Vinnie was the leader, the toughest of the three, and had a parent-free house during the day where we planned our shenanigans and reconnoitered with our loot. Mine was a bottle of aspirin, stolen from a drug store in the Village section of East Davenport that would be knocked down some years later to make room for a Happy Joe’s Pizza Parlor. I don’t remember the items Mark or Vinnie stole. It was the summer of 1961 and my life was about to change.
The phone call from Mrs. Cleveland who lived next to Vinnie and a few houses down from Mark came in the early evening. I answered it and she must have given me her name because when I handed the phone to my mom I went up to my room and started worrying. Mrs. Cleveland was not a friend of my moms, why was she calling? Our one phone was in the living room, down the stairs from my bedroom. I could hear my mom’s voice and the conversation seemed to go on for a long time. Eventually my dad came up to my room and sat next to me on the bed. He was calm and direct, as was his way. He told me Mrs. Cleveland had talked to the drug store owner who had observed me steal the aspirin. I must have ratted out Vinnie and Mark because a few days later Vinnie beat me up and Mark ignored me the rest of the summer.
My dad told me my mom was very upset and it would take her some time to get over how disappointed she was in me. And that she would not talk to me for a while. This was the first silence. My memory is that my mom did not talk to me for a couple of weeks. It may have been shorter or longer but one morning as she was closing the refrigerator door she turned to me at the breakfast table and said good morning. My mom broke her silence. I was back in her good graces and no longer ostracized. For a kid not quite a teenager, more on my 13th birthday later, being back mattered, a lot.

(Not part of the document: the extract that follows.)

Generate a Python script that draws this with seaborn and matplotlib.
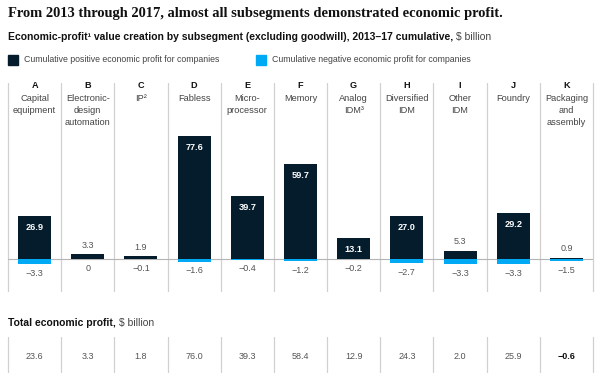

My dad’s silence was different. A few days after Mrs. Cleveland spilled the beans, a Friday, I think, my dad came home from work and said to me, only me and not also my two brothers, Peter and Pat, ‘let’s go for a ride.’ My dad would often take me, the oldest, to get donuts on Saturday morning so being in the car alone with him was not so unusual. This was a Friday late afternoon, something must be up, and he did not say anything as we rode together along River Road toward downtown and much to my surprise, the Davenport Police Station.
We walked together into the station, a first for me, with my dad still not saying anything. We were met by a policeman who took me, without my dad, through a door and back to an area with cells. I don’t remember what he said, and there were no prisoners behind those bars, and after a brief tour we were back in the lobby where my dad was waiting. We got in the car and rode home together, in silence.

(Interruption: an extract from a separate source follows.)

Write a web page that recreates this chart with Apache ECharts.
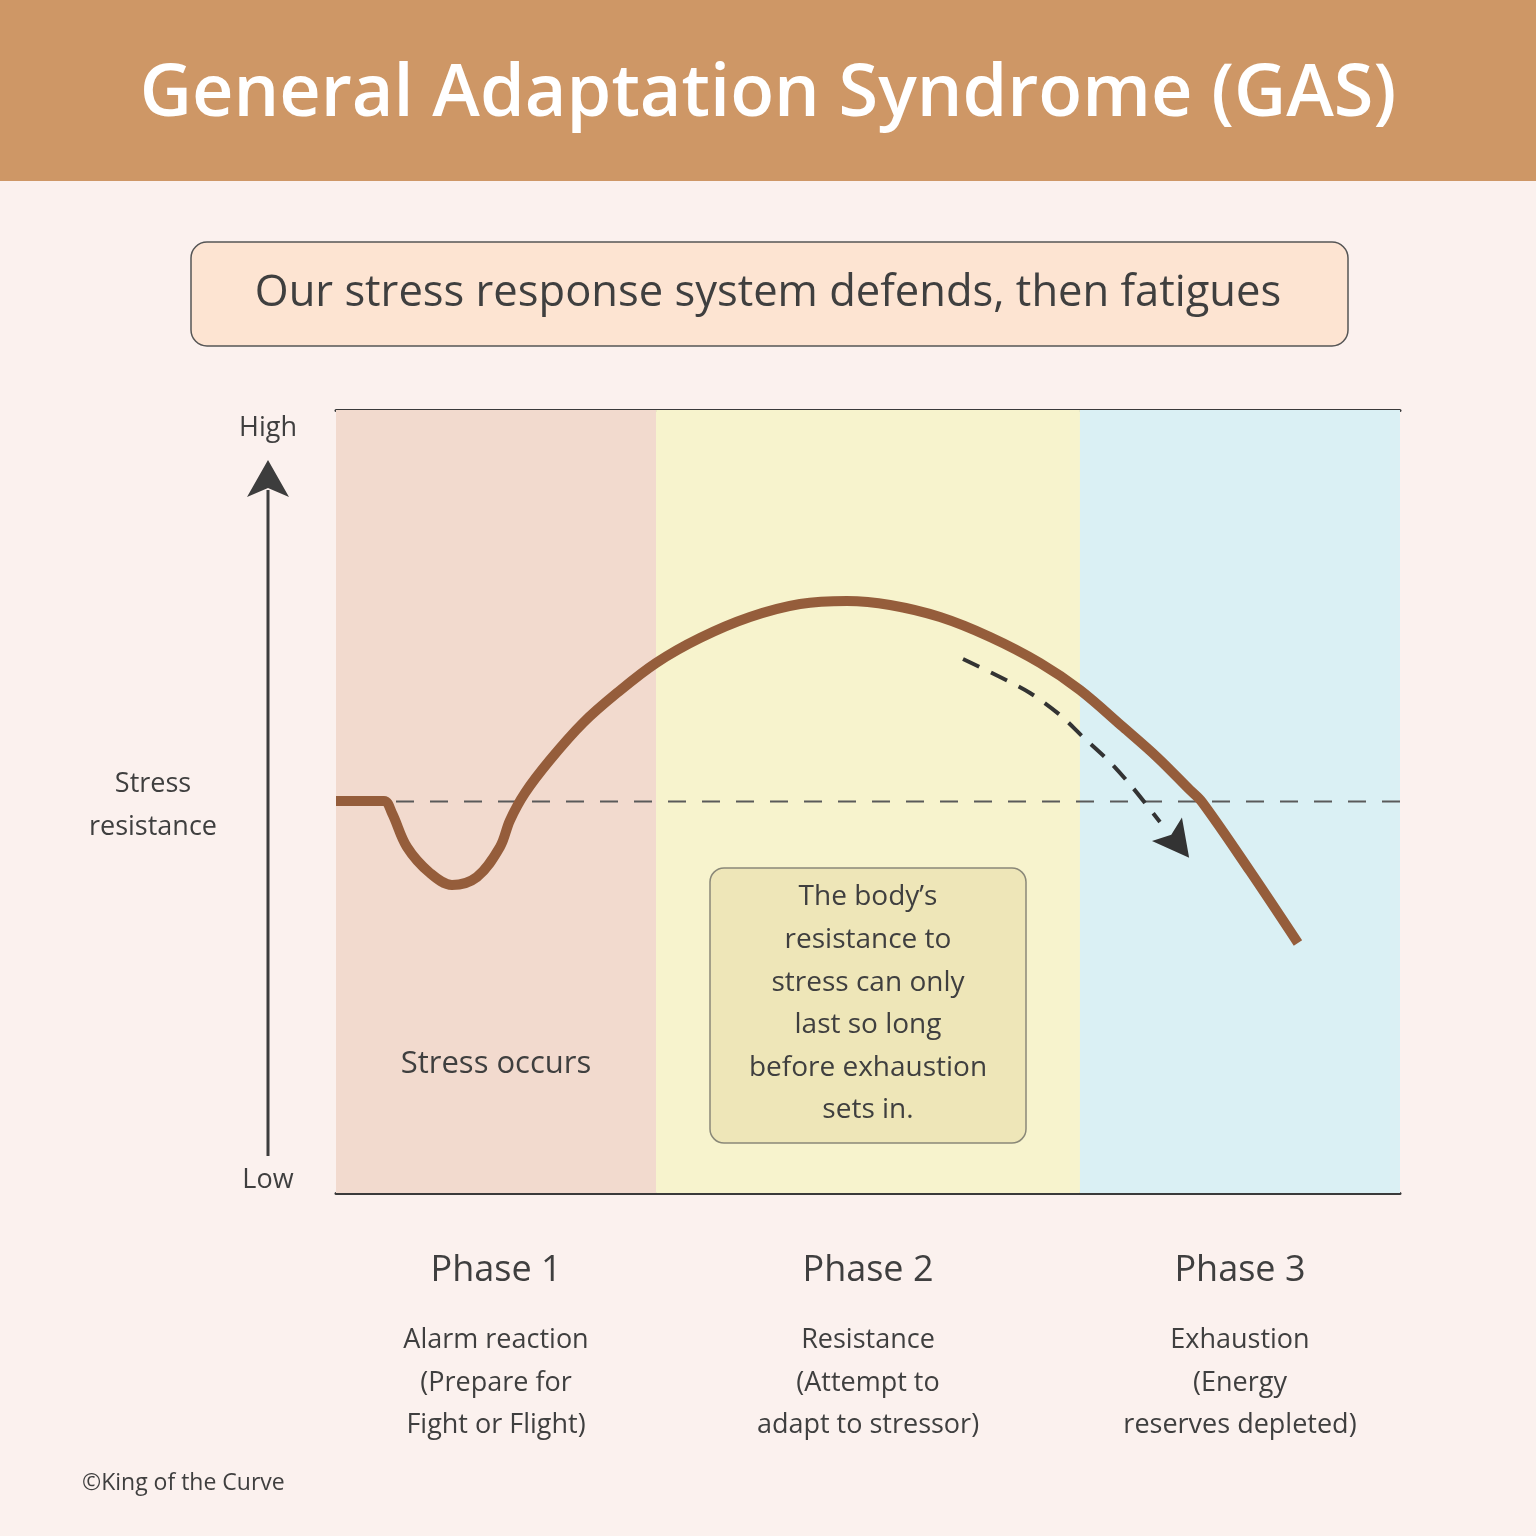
<!DOCTYPE html>
<html>
<head>
<meta charset="utf-8">
<title>General Adaptation Syndrome (GAS)</title>
<script src="https://cdn.jsdelivr.net/npm/echarts@6/dist/echarts.min.js"></script>
<style>
  html, body { margin: 0; padding: 0; background: #fbf1ee; }
  #chart { width: 1536px; height: 1536px; }
</style>
</head>
<body>
<div id="chart"></div>
<script>
// x: time 0..100 across the plot, y: stress resistance 0 (low) .. 100 (high)
var phaseBounds = [0, 30.08, 69.92, 100];
var phaseNames = ['Phase 1', 'Phase 2', 'Phase 3'];
var phaseDesc = [
  'Alarm reaction\n(Prepare for\nFight or Flight)',
  'Resistance\n(Attempt to\nadapt to stressor)',
  'Exhaustion\n(Energy\nreserves depleted)'
];
var baselineLevel = 50;
var baselineStart = 5.64;

var resistanceCurve = [
  [0, 50.06], [4.51, 50.06], [5.26, 48.53], [6.67, 44.19], [8.83, 40.87],
  [10.9, 39.34], [13.25, 40.36], [15.41, 44.19], [16.35, 47.6], [17.76, 51.09],
  [20.11, 55.3], [23.21, 60.03], [26.41, 63.86], [30.08, 67.69], [34.21, 70.88],
  [38.91, 73.56], [43.61, 75.22], [48.03, 75.61], [52.07, 75.1], [56.77, 73.56],
  [61.47, 71.01], [66.17, 67.69], [69.92, 64.24], [73.97, 59.51], [77.16, 55.68],
  [80.26, 51.47], [81.39, 49.94], [85.9, 41.12], [90.41, 31.93]
];

var declinePath = [
  [58.93, 68.2], [62.41, 65.9], [65.23, 63.86], [68.05, 61.05], [70.21, 58.24],
  [72.74, 55.04], [74.91, 51.72], [77.44, 47.38]
];
var declineHead = [[79.14, 44.64]];

var FONT = '"Open Sans", "Noto Sans", sans-serif';
var INK = '#3f3f3f';

var chart = echarts.init(document.getElementById('chart'));

var bandColors = ['#f2dace', '#f7f3cd', '#daf0f4'];
var bands = [];
for (var i = 0; i < 3; i++) {
  bands.push([
    { xAxis: phaseBounds[i], itemStyle: { color: bandColors[i] } },
    { xAxis: phaseBounds[i + 1] }
  ]);
}

var option = {
  backgroundColor: '#fbf1ee',
  animation: false,
  grid: { left: 336, right: 136, top: 410, bottom: 343 },
  xAxis: [
    {
      type: 'value', min: 0, max: 100, position: 'bottom',
      axisLine: { show: true, lineStyle: { color: '#3a3a3a', width: 3 } },
      axisTick: { show: false }, axisLabel: { show: false }, splitLine: { show: false }
    },
    {
      type: 'value', min: 0, max: 100, position: 'top',
      axisLine: { show: true, lineStyle: { color: '#3a3a3a', width: 3 } },
      axisTick: { show: false }, axisLabel: { show: false }, splitLine: { show: false }
    }
  ],
  yAxis: {
    type: 'value', min: 0, max: 100,
    axisLine: { show: false }, axisTick: { show: false },
    axisLabel: { show: false }, splitLine: { show: false }
  },
  series: [
    {
      // baseline + phase bands
      type: 'line',
      data: [[baselineStart, baselineLevel], [100, baselineLevel]],
      symbol: 'none',
      lineStyle: { color: '#5a5a5a', width: 2, type: [18, 16] },
      z: 2,
      markArea: { silent: true, data: bands }
    },
    {
      type: 'line',
      data: resistanceCurve,
      symbol: 'none',
      smooth: 0.35,
      lineStyle: { color: '#955d3b', width: 10, cap: 'butt', join: 'round' },
      z: 4
    },
    {
      type: 'line',
      data: declinePath,
      symbol: 'none',
      smooth: 0.3,
      lineStyle: { color: '#333333', width: 4, type: [18, 13] },
      z: 5
    },
    {
      type: 'scatter',
      data: declineHead,
      symbol: 'path://M0,0 L19,36 L0,29 L-19,36 Z',
      symbolSize: [38, 36],
      symbolRotate: -142,
      itemStyle: { color: '#333333', opacity: 1 },
      z: 6
    }
  ],
  graphic: [
    { type: 'rect', shape: { x: 0, y: 0, width: 1536, height: 181 }, style: { fill: '#ce9766' }, z: 1 },
    {
      type: 'text', x: 768, y: 95, z: 2,
      style: { text: 'General Adaptation Syndrome (GAS)', fill: '#ffffff', font: '600 72px ' + FONT, textAlign: 'center', textVerticalAlign: 'middle' }
    },
    {
      type: 'rect', shape: { x: 191, y: 242, width: 1157, height: 104, r: 16 },
      style: { fill: '#fde4d2', stroke: '#555555', lineWidth: 1.5 }, z: 1
    },
    {
      type: 'text', x: 768, y: 294, z: 2,
      style: { text: 'Our stress response system defends, then fatigues', fill: INK, font: '43.5px ' + FONT, textAlign: 'center', textVerticalAlign: 'middle' }
    },
    // vertical axis arrow
    { type: 'line', shape: { x1: 268, y1: 1156, x2: 268, y2: 490 }, style: { stroke: '#3d3d3d', lineWidth: 3 }, z: 2 },
    { type: 'polygon', shape: { points: [[268, 460], [289, 497], [268, 488], [247, 497]] }, style: { fill: '#3d3d3d' }, z: 2 },
    {
      type: 'text', x: 268, y: 428, z: 2,
      style: { text: 'High', fill: INK, font: '27px ' + FONT, textAlign: 'center', textVerticalAlign: 'middle' }
    },
    {
      type: 'text', x: 268, y: 1180, z: 2,
      style: { text: 'Low', fill: INK, font: '27px ' + FONT, textAlign: 'center', textVerticalAlign: 'middle' }
    },
    {
      type: 'text', x: 153, y: 806, z: 2,
      style: { text: 'Stress\nresistance', fill: INK, font: '27px ' + FONT, lineHeight: 43, textAlign: 'center', textVerticalAlign: 'middle' }
    },
    {
      type: 'text', x: 496, y: 1064, z: 10,
      style: { text: 'Stress occurs', fill: INK, font: '31px ' + FONT, textAlign: 'center', textVerticalAlign: 'middle' }
    },
    {
      type: 'rect', shape: { x: 710, y: 868, width: 316, height: 275, r: 14 },
      style: { fill: '#eee6b8', stroke: '#8a8878', lineWidth: 1.5 }, z: 10
    },
    {
      type: 'text', x: 868, y: 1004, z: 11,
      style: {
        text: 'The body\u2019s\nresistance to\nstress can only\nlast so long\nbefore exhaustion\nsets in.',
        fill: INK, font: '28px ' + FONT, lineHeight: 42.6, textAlign: 'center', textVerticalAlign: 'middle'
      }
    },
    {
      type: 'text', x: 82, y: 1483, z: 2,
      style: { text: '\u00a9King of the Curve', fill: INK, font: '23px ' + FONT, textAlign: 'left', textVerticalAlign: 'middle' }
    }
  ]
};

// phase captions under each band
for (var p = 0; p < 3; p++) {
  var cx = 336 + (phaseBounds[p] + phaseBounds[p + 1]) / 2 * 10.64;
  option.graphic.push({
    type: 'text', x: cx, y: 1271, z: 2,
    style: { text: phaseNames[p], fill: INK, font: '36px ' + FONT, textAlign: 'center', textVerticalAlign: 'middle' }
  });
  option.graphic.push({
    type: 'text', x: cx, y: 1383, z: 2,
    style: { text: phaseDesc[p], fill: INK, font: '27px ' + FONT, lineHeight: 42.5, textAlign: 'center', textVerticalAlign: 'middle' }
  });
}

chart.setOption(option);
</script>
</body>
</html>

Later that fall my dad would also break his silence on this stealing problem but in way that was about someone else but really was about me. Again, it started with a phone call from a neighbor who told us someone else was collecting money for the paper I delivered to her. She gave my dad the name of the kid and my dad and I went to his house to confront him. The house was a few blocks from our house, very small, dark and a little run down. I waited just inside the front door while my father went inside to talk with the culprit and his father.

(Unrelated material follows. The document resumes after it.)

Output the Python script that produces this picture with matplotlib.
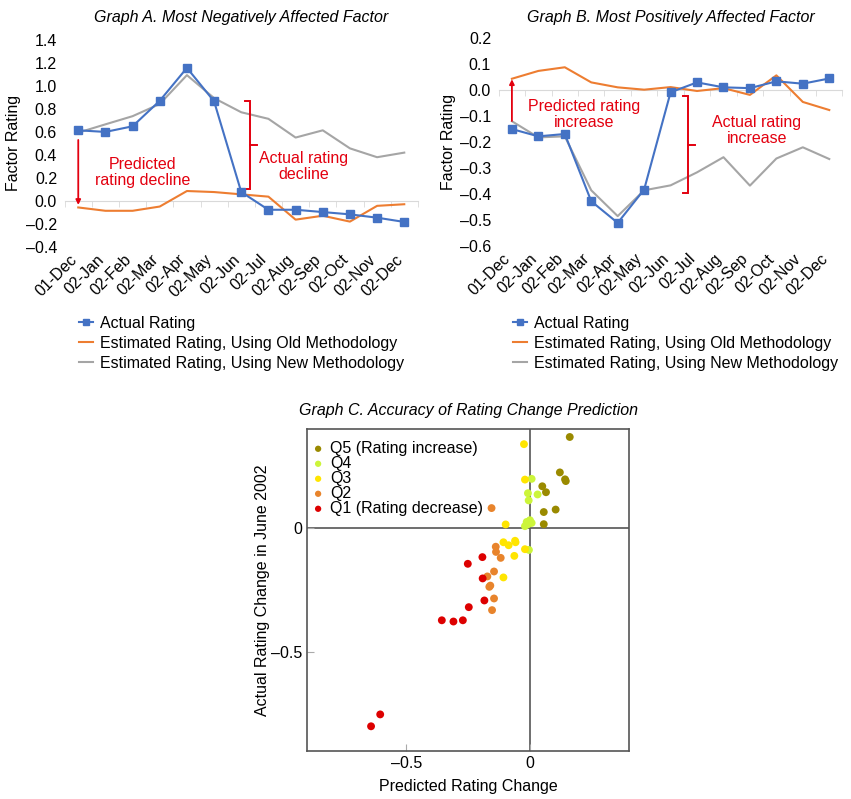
import numpy as np
import matplotlib
matplotlib.use("Agg")
import matplotlib.pyplot as plt
import matplotlib.transforms as mtransforms
from matplotlib.lines import Line2D

plt.rcParams["font.family"] = ["Liberation Sans", "DejaVu Sans"]

# ---- data ----
months = ["01-Dec", "02-Jan", "02-Feb", "02-Mar", "02-Apr", "02-May", "02-Jun",
          "02-Jul", "02-Aug", "02-Sep", "02-Oct", "02-Nov", "02-Dec"]

a_actual = [0.614, 0.60, 0.649, 0.871, 1.157, 0.866, 0.077,
            -0.077, -0.077, -0.097, -0.117, -0.146, -0.183]
a_old = [-0.057, -0.086, -0.086, -0.049, 0.086, 0.077, 0.057,
         0.037, -0.163, -0.129, -0.18, -0.043, -0.029]
a_new = [0.594, 0.666, 0.737, 0.843, 1.094, 0.894, 0.771,
         0.714, 0.551, 0.614, 0.457, 0.38, 0.42]

b_actual = [-0.151, -0.179, -0.170, -0.428, -0.511, -0.383, -0.010,
            0.028, 0.009, 0.006, 0.032, 0.023, 0.043]
b_old = [0.042, 0.072, 0.086, 0.028, 0.009, 0.0, 0.010,
         -0.005, 0.006, -0.020, 0.055, -0.047, -0.078]
b_new = [-0.121, -0.183, -0.179, -0.386, -0.485, -0.386, -0.367,
         -0.317, -0.259, -0.368, -0.264, -0.221, -0.266]

# scatter (predicted change, actual change) per quintile
q5_x = [0.161, 0.121, 0.142, 0.145, 0.05, 0.065, 0.056, 0.104, 0.056]
q5_y = [0.368, 0.225, 0.197, 0.19, 0.169, 0.145, 0.065, 0.075, 0.016]
q4_x = [0.007, -0.008, 0.031, -0.005, 0.0, -0.013, 0.007, -0.02, -0.007, -0.004]
q4_y = [0.199, 0.141, 0.136, 0.112, 0.032, 0.025, 0.021, 0.008, 0.016, -0.088]
q3_x = [-0.024, -0.02, -0.098, -0.107, -0.086, -0.06, -0.058, -0.02, -0.063, -0.107]
q3_y = [0.339, 0.196, 0.015, -0.057, -0.069, -0.051, -0.057, -0.085, -0.112, -0.199]
q2_x = [-0.155, -0.138, -0.137, -0.118, -0.145, -0.172, -0.164, -0.16, -0.145, -0.153]
q2_y = [0.081, -0.075, -0.096, -0.12, -0.175, -0.195, -0.237, -0.232, -0.284, -0.331]
q1_x = [-0.192, -0.251, -0.191, -0.184, -0.247, -0.356, -0.309, -0.271, -0.605, -0.642]
q1_y = [-0.117, -0.144, -0.203, -0.292, -0.319, -0.372, -0.377, -0.372, -0.752, -0.80]

series_labels = ["Actual Rating", "Estimated Rating, Using Old Methodology",
                 "Estimated Rating, Using New Methodology"]
quintile_labels = ["Q5 (Rating increase)", "Q4", "Q3", "Q2", "Q1 (Rating decrease)"]

BLUE = "#4472C4"
ORANGE = "#ED7D31"
GRAY = "#A5A5A5"
RED = "#E3000F"
Q_COLORS = ["#9A8A00", "#CCF53A", "#FFE500", "#E8842C", "#DD0000"]
FS = 11.5

fig = plt.figure(figsize=(8.51, 7.99), dpi=100)


def fmt(v, nd=1):
    v = round(v, nd) + 0.0
    if v == 0:
        v = 0.0
    return f"{v:.{nd}f}".replace("-", "\u2013")


def line_panel(rect, actual, old, new, ylim, yticks, title, title_pad):
    ax = fig.add_axes(rect)
    x = np.arange(len(months))
    ax.plot(x, new, color=GRAY, lw=1.5, label=series_labels[2], zorder=2)
    ax.plot(x, old, color=ORANGE, lw=1.5, label=series_labels[1], zorder=3)
    ax.plot(x, actual, color=BLUE, lw=1.5, marker="s", ms=6,
            label=series_labels[0], zorder=4)
    ax.set_xlim(-0.5, len(months) - 0.5)
    ax.set_ylim(*ylim)
    ax.set_yticks(yticks)
    ax.set_yticklabels([fmt(v) for v in yticks])
    for s in ["top", "right", "left"]:
        ax.spines[s].set_visible(False)
    ax.spines["bottom"].set_position(("data", 0))
    ax.spines["bottom"].set_color("#D9D9D9")
    ax.set_xticks(x)
    ax.set_xticklabels([])
    ax.set_xticks(np.arange(-0.5, len(months), 1), minor=True)
    ax.tick_params(axis="x", which="major", length=0)
    ax.tick_params(axis="x", which="minor", length=4, color="#D9D9D9")
    ax.tick_params(axis="y", length=0, labelsize=FS, pad=5.5)
    # category labels along the bottom edge, rotated like the original
    trans = mtransforms.blended_transform_factory(ax.transData, ax.transAxes)
    for i, m in enumerate(months):
        ax.text(i - 0.15, -0.05, m, rotation=45, ha="right", va="center",
                rotation_mode="anchor", fontsize=FS, transform=trans)
    ax.set_ylabel("Factor Rating", fontsize=FS, labelpad=3)
    ax.set_title(title, fontsize=FS, style="italic", pad=title_pad)
    return ax


def bracket(ax, xb, top, bottom, arm, mid_arm):
    ax.plot([xb - arm, xb, xb, xb - arm], [top, top, bottom, bottom],
            color=RED, lw=1.4, solid_joinstyle="miter")
    mid = (top + bottom) / 2
    ax.plot([xb, xb + mid_arm], [mid, mid], color=RED, lw=1.4)


# ---- Graph A ----
axA = line_panel([0.076, 0.691, 0.415, 0.259], a_actual, a_old, a_new,
                 (-0.4, 1.4), np.arange(-0.4, 1.41, 0.2),
                 "Graph A. Most Negatively Affected Factor", 13)
axA.annotate("", xy=(0, -0.035), xytext=(0, 0.53),
             arrowprops=dict(arrowstyle="-|>", color=RED, lw=1.3,
                             mutation_scale=7, shrinkA=0, shrinkB=0))
axA.text(2.38, 0.25, "Predicted\nrating decline", color=RED, fontsize=11.5,
         ha="center", va="center", linespacing=1.1)
bracket(axA, 6.34, 0.866, 0.106, 0.2, 0.25)
axA.text(8.3, 0.30, "Actual rating\ndecline", color=RED, fontsize=11.5,
         ha="center", va="center", linespacing=1.1)

# ---- Graph B ----
axB = line_panel([0.586, 0.692, 0.404, 0.261], b_actual, b_old, b_new,
                 (-0.6, 0.2), np.arange(-0.6, 0.21, 0.1),
                 "Graph B. Most Positively Affected Factor", 11)
axB.annotate("", xy=(0, 0.04), xytext=(0, -0.12),
             arrowprops=dict(arrowstyle="-|>", color=RED, lw=1.3,
                             mutation_scale=7, shrinkA=0, shrinkB=0))
axB.text(2.73, -0.096, "Predicted rating\nincrease", color=RED, fontsize=11.5,
         ha="center", va="center", linespacing=1.1)
bracket(axB, 6.67, -0.026, -0.398, 0.2, 0.25)
axB.text(9.26, -0.157, "Actual rating\nincrease", color=RED, fontsize=11.5,
         ha="center", va="center", linespacing=1.1)

# legends under A and B
for ax, lx in [(axA, 79 / 851), (axB, 513 / 851)]:
    handles = [Line2D([], [], color=BLUE, lw=1.5, marker="s", ms=5),
               Line2D([], [], color=ORANGE, lw=1.5),
               Line2D([], [], color=GRAY, lw=1.5)]
    ax.legend(handles, series_labels, loc="upper left",
              bbox_to_anchor=(lx, 1 - 316 / 799), bbox_transform=fig.transFigure,
              frameon=False, fontsize=FS, handlelength=0.9, handletextpad=0.4,
              labelspacing=0.3, borderpad=0, borderaxespad=0)

# ---- Graph C ----
axC = fig.add_axes([0.361, 0.060, 0.378, 0.403])
for qx, qy, c, lab in zip([q5_x, q4_x, q3_x, q2_x, q1_x],
                          [q5_y, q4_y, q3_y, q2_y, q1_y],
                          Q_COLORS, quintile_labels):
    axC.scatter(qx, qy, s=32, color=c, edgecolors="none", label=lab, zorder=3)
axC.axhline(0, color="#555555", lw=1.2, zorder=1)
axC.axvline(0, color="#555555", lw=1.2, zorder=1)
axC.set_xlim(-0.9, 0.4)
axC.set_ylim(-0.9, 0.4)
axC.set_xticks([-0.5, 0])
axC.set_xticklabels(["\u20130.5", "0"])
axC.set_yticks([-0.5, 0])
axC.set_yticklabels(["\u20130.5", "0"])
axC.tick_params(direction="in", length=5, color="#AAAAAA", labelsize=FS)
for s in axC.spines.values():
    s.set_color("#555555")
    s.set_linewidth(1.2)
axC.set_xlabel("Predicted Rating Change", fontsize=FS, labelpad=6)
axC.set_ylabel("Actual Rating Change in June 2002", fontsize=FS, labelpad=1)
axC.set_title("Graph C. Accuracy of Rating Change Prediction", fontsize=FS,
              style="italic", pad=10)
axC.legend(loc="upper left", bbox_to_anchor=(0.019, 0.963), frameon=False,
           fontsize=FS, handletextpad=0.45, labelspacing=0.0, borderpad=0,
           borderaxespad=0, handlelength=0.6, markerscale=0.8)

fig.savefig("out.png", dpi=100)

On the way home, he told me some kids are the way they are because of the kind of family circumstance they come from. I could tell my dad felt sorry for the kid who tried to steal my paper route money. But he was also telling me, no, that’s not quite right, he was showing me that my family was different and that I could be different.
A few days after the paper route incident we celebrated my 13th birthday. My mother would make for the first time what would become my favorite cake, a chocolate wafer icebox cake. Earlier that day, my dad and I got in the car and went for donuts.
I never stole again.
Reader Comments
Paul, what wise parents you had. Lucky boy!